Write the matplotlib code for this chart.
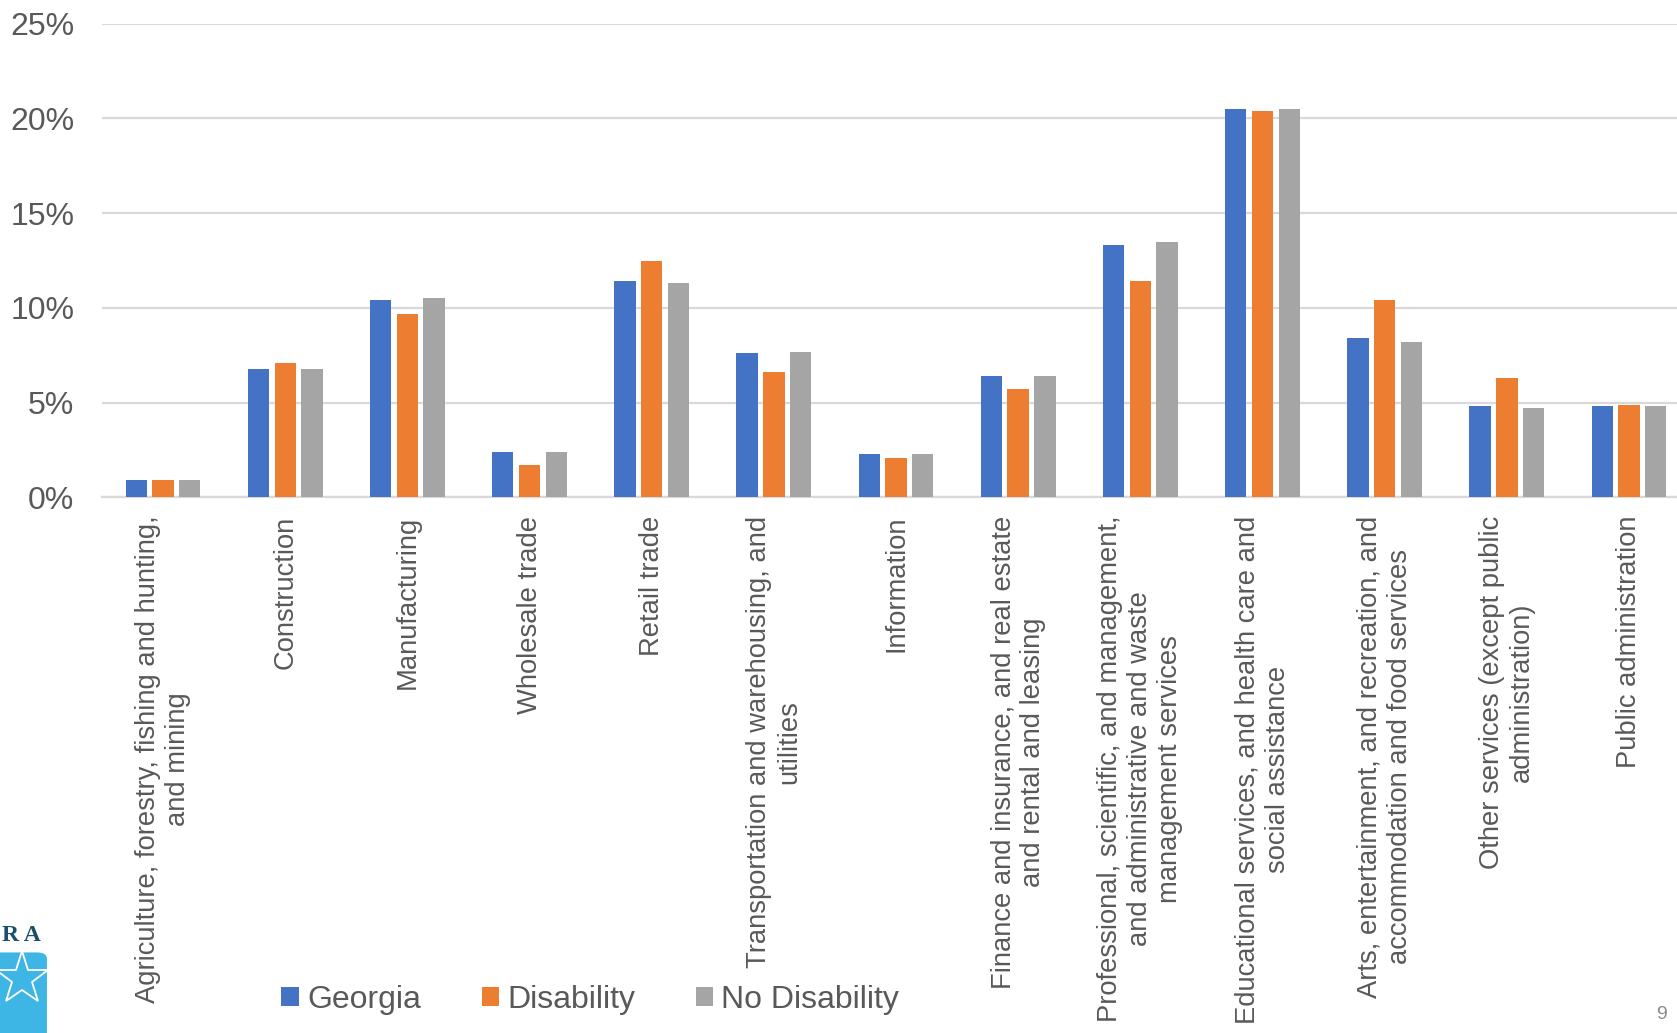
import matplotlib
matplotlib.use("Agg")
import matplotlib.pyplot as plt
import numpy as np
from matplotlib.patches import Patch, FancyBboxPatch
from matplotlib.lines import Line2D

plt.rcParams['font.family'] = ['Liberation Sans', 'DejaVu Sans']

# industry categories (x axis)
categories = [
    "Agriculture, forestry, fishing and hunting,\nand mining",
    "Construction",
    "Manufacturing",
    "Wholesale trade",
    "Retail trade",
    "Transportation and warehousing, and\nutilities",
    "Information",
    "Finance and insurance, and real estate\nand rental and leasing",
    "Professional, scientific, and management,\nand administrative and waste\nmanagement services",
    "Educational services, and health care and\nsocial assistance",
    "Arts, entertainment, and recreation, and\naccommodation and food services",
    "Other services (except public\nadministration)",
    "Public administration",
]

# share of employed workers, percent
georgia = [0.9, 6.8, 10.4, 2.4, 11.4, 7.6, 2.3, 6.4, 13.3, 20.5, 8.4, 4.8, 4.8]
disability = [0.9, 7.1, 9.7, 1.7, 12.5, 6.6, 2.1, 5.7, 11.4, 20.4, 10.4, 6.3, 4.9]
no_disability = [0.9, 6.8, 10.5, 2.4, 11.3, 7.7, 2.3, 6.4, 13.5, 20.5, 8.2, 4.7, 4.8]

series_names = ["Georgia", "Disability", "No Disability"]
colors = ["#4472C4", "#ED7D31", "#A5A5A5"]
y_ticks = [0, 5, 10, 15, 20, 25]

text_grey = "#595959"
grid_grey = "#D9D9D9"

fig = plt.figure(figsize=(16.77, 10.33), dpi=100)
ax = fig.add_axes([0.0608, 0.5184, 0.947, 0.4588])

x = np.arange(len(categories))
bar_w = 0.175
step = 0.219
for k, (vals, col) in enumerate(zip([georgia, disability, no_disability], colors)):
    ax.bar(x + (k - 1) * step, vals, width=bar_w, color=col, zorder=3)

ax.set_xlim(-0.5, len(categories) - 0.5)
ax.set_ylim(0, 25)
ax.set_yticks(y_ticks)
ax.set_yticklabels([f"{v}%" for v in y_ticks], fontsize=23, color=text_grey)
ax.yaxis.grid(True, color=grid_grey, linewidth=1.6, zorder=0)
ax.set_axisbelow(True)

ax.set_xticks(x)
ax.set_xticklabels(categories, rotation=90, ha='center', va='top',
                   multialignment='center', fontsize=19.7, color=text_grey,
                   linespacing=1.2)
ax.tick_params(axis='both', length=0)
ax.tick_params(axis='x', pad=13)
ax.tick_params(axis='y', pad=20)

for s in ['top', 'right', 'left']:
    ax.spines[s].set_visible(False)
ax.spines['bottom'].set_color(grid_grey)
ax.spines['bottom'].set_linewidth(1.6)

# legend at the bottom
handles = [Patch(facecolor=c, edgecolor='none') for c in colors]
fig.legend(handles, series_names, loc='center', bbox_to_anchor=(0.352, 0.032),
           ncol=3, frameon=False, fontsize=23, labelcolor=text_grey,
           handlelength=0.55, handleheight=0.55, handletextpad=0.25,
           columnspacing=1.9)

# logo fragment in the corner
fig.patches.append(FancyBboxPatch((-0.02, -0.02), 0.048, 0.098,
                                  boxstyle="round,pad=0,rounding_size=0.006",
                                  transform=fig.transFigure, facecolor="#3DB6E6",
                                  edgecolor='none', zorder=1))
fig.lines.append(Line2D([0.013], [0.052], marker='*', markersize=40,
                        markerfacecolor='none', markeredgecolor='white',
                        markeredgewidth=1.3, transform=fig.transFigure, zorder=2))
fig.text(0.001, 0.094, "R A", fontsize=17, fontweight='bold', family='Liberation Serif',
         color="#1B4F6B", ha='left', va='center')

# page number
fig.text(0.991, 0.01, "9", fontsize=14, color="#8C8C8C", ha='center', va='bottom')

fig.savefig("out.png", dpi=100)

____________________

- [Problem to solve] Transcribe exactly, with no pictures, the lines running from the first line of the material through the line holding "plt.rcParams['font.family'] = ['Liberation".

- [Result below]
Write the matplotlib code for this chart.
import matplotlib
matplotlib.use("Agg")
import matplotlib.pyplot as plt
import numpy as np
from matplotlib.patches import Patch, FancyBboxPatch
from matplotlib.lines import Line2D

plt.rcParams['font.family'] = ['Liberation Sans', 'DejaVu Sans']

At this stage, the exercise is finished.